The same logic applies to reserved matters. "Approval of the business plan" reads, at first glance, as a standard governance safeguard. It is, in practice, a clause whose scope is determined entirely by how "business plan" is defined. Left undefined, it can expand to encompass virtually every operational and strategic decision the company makes. A founder who agreed to investor oversight of the annual plan may find, by the time the shareholders' agreement is being negotiated, that she has agreed to something considerably more pervasive. The fault does not lie with any one party. It lies with the term sheet that chose to name the clause without defining it.

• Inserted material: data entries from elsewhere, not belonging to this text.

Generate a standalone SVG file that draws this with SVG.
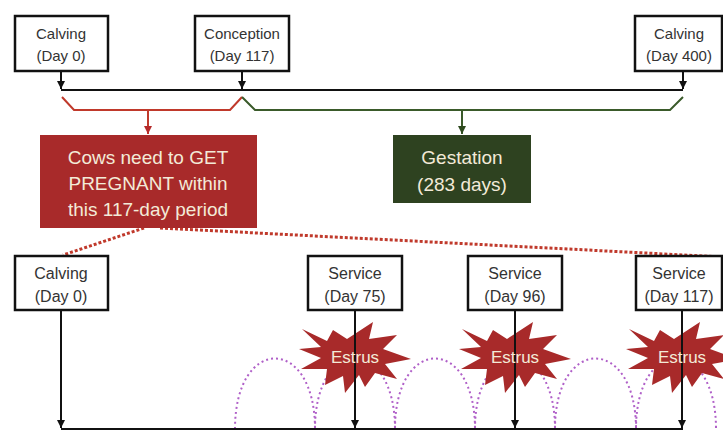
<svg xmlns="http://www.w3.org/2000/svg" width="723" height="431" viewBox="0 0 723 431">
<defs>
<style>
.box{fill:#fff;stroke:#111;stroke-width:2.5}
.bt{font-family:"Liberation Sans",Arial,sans-serif;fill:#333;text-anchor:middle}
.wt{font-family:"Liberation Sans",Arial,sans-serif;fill:#f3ead8;text-anchor:middle}
.ln{stroke:#111;stroke-width:2;fill:none}
.arc{stroke:#b060c8;stroke-width:2;fill:none;stroke-dasharray:2 3}
.star{fill:#a82a2a}
</style>
<marker id="ah" viewBox="0 0 8 8" refX="4" refY="8" markerWidth="8" markerHeight="8" markerUnits="userSpaceOnUse">
<path d="M0,0 L8,0 L4,8 Z" fill="#111"/>
</marker>
<marker id="ahr" viewBox="0 0 8 8" refX="4" refY="8" markerWidth="8" markerHeight="8" markerUnits="userSpaceOnUse">
<path d="M0,0 L8,0 L4,8 Z" fill="#b52a2a"/>
</marker>
<marker id="ahg" viewBox="0 0 8 8" refX="4" refY="8" markerWidth="8" markerHeight="8" markerUnits="userSpaceOnUse">
<path d="M0,0 L8,0 L4,8 Z" fill="#2e4a1e"/>
</marker>
<polygon id="burst" points="-53,-28 -28,-16 -22,-27 -8,-18 18,-35 14,-18 42,-22 28,-8 56,2 30,7 42,22 20,16 10,30 4,18 -10,36 -12,19 -30,28 -28,12 -54,12 -34,1 -56,-8 -34,-10"/>
</defs>

<g id="connectors">
<line class="ln" x1="61" y1="71" x2="61" y2="89" marker-end="url(#ah)"/>
<line class="ln" x1="242" y1="71" x2="242" y2="89" marker-end="url(#ah)"/>
<line class="ln" x1="683" y1="71" x2="683" y2="89" marker-end="url(#ah)"/>
<line class="ln" x1="61" y1="90" x2="683" y2="90"/>
<polyline points="62,97 74,110 230,110 242,97" fill="none" stroke="#c0392b" stroke-width="2"/>
<line x1="148" y1="110" x2="148" y2="134" stroke="#c0392b" stroke-width="2" marker-end="url(#ahr)"/>
<polyline points="242,97 255,110 670,110 683,97" fill="none" stroke="#3a5a2a" stroke-width="2"/>
<line x1="462" y1="110" x2="462" y2="134" stroke="#3a5a2a" stroke-width="2" marker-end="url(#ahg)"/>
<line x1="144" y1="228" x2="63" y2="255" stroke="#c0392b" stroke-width="3" stroke-dasharray="3 2"/>
<line x1="160" y1="228" x2="723" y2="257" stroke="#c0392b" stroke-width="3" stroke-dasharray="3 2"/>
<path class="arc" d="M235,429 C235,335 315,335 315,429"/>
<path class="arc" d="M315,429 C315,335 395,335 395,429"/>
<path class="arc" d="M395,429 C395,335 475,335 475,429"/>
<path class="arc" d="M475,429 C475,335 555,335 555,429"/>
<path class="arc" d="M555,429 C555,335 636,335 636,429"/>
<path class="arc" d="M636,429 C636,335 716,335 716,429"/>
</g>

<g id="estrus1"><use href="#burst" class="star" transform="translate(355,357)"/></g>
<g id="estrus2"><use href="#burst" class="star" transform="translate(515,357)"/></g>
<g id="estrus3"><use href="#burst" class="star" transform="translate(682,357)"/></g>

<g id="timeline">
<line class="ln" x1="61" y1="310" x2="61" y2="428" marker-end="url(#ah)"/>
<line class="ln" x1="355" y1="310" x2="355" y2="428" marker-end="url(#ah)"/>
<line class="ln" x1="515" y1="310" x2="515" y2="428" marker-end="url(#ah)"/>
<line class="ln" x1="682" y1="310" x2="682" y2="428" marker-end="url(#ah)"/>
<line class="ln" x1="61" y1="429" x2="683" y2="429"/>
</g>

<g id="estrus-labels">
<text class="wt" x="355" y="363" font-size="17">Estrus</text>
<text class="wt" x="515" y="363" font-size="17">Estrus</text>
<text class="wt" x="682" y="363" font-size="17">Estrus</text>
</g>

<g id="top-calving0">
<rect class="box" x="15" y="16" width="93" height="55"/>
<text class="bt" x="61" y="39" font-size="15">Calving</text>
<text class="bt" x="61" y="61" font-size="15">(Day 0)</text>
</g>
<g id="top-conception">
<rect class="box" x="195" y="16" width="94" height="55"/>
<text class="bt" x="242" y="39" font-size="15">Conception</text>
<text class="bt" x="242" y="61" font-size="15">(Day 117)</text>
</g>
<g id="top-calving400">
<rect class="box" x="635" y="16" width="87" height="55"/>
<text class="bt" x="679" y="39" font-size="15">Calving</text>
<text class="bt" x="679" y="61" font-size="15">(Day 400)</text>
</g>

<g id="pregnant">
<rect x="40" y="135" width="217" height="93" fill="#a82a2a"/>
<text class="wt" x="148" y="164" font-size="19">Cows need to GET</text>
<text class="wt" x="148" y="190" font-size="19">PREGNANT within</text>
<text class="wt" x="148" y="216" font-size="19">this 117-day period</text>
</g>
<g id="gestation">
<rect x="393" y="135" width="138" height="68" fill="#2e4220"/>
<text class="wt" x="462" y="164" font-size="19">Gestation</text>
<text class="wt" x="462" y="191" font-size="19">(283 days)</text>
</g>

<g id="bottom-calving0">
<rect class="box" x="15" y="256" width="93" height="54"/>
<text class="bt" x="61" y="279" font-size="16">Calving</text>
<text class="bt" x="61" y="302" font-size="16">(Day 0)</text>
</g>
<g id="service75">
<rect class="box" x="308" y="256" width="94" height="54"/>
<text class="bt" x="355" y="279" font-size="16">Service</text>
<text class="bt" x="355" y="302" font-size="16">(Day 75)</text>
</g>
<g id="service96">
<rect class="box" x="468" y="256" width="94" height="54"/>
<text class="bt" x="515" y="279" font-size="16">Service</text>
<text class="bt" x="515" y="302" font-size="16">(Day 96)</text>
</g>
<g id="service117">
<rect class="box" x="636" y="256" width="86" height="54"/>
<text class="bt" x="679" y="279" font-size="16">Service</text>
<text class="bt" x="679" y="302" font-size="16">(Day 117)</text>
</g>
</svg>
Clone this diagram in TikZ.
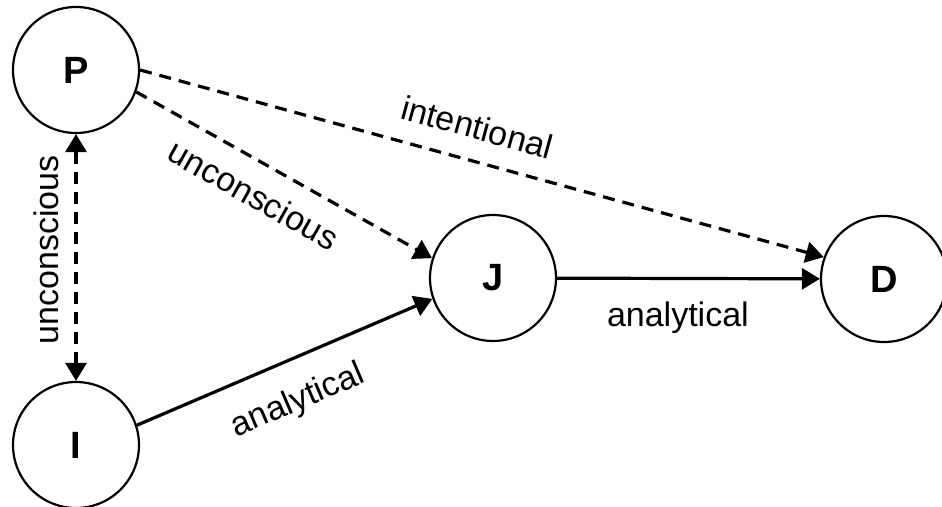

There is a further hazard that deserves attention: the gap between a clause's heading and its operative text. A label is not a definition. A clause titled "Right of First Offer" may, in its body, create an obligation that functions more like a Right of First Refusal, compelling a party to route a third-party offer back to the rights-holder before accepting it. The heading suggests privilege; the text imposes restriction. In a world where parties often rely on clause titles to navigate documents and anchor their understanding of rights, this kind of structural ambiguity is not merely an imprecision. It is a deferred dispute, waiting for the right set of circumstances to surface.
One should think of a term sheet as the architectural blueprint of a building. The blueprint does not describe every pipe, every fitting, every finishing material. But it does establish the load-bearing walls. Change those at the execution stage, and the cost is not just financial. It is structural. What was agreed in spirit must now be renegotiated in letter, and the goodwill that brought two parties to the table begins to calcify into something more adversarial.
This is, ultimately, not a question of document length. A three-page term sheet drafted with precision and shared understanding will serve a transaction better than a twenty-five-page document dense with deliberately vague language. The question is not how much is written, but how much is resolved. A well-drafted term sheet does not defer negotiation; it completes the first and most important round of it. The definitive agreements, ideally, become an extended version of the term sheet, adding mechanics to what the term sheet has already settled in principle.
The spirit of a transaction is, in no small measure, revealed in the way its term sheet is drafted. Parties who approach the document as an opportunity to front-load clarity signal a certain kind of seriousness. Those who treat it as a placeholder, a formality to be signed and forgotten until the lawyers arrive, often discover that the ambiguities they chose not to acknowledge and resolve early have a way of creating friction which stacks up and compounds.
Well begun, as the old wisdom holds, is half done. In private equity, a well-crafted term sheet is not the beginning of the paperwork. It is the beginning of the partnership.
Friction points should be viewed as problems to solve together, not battles to win alone.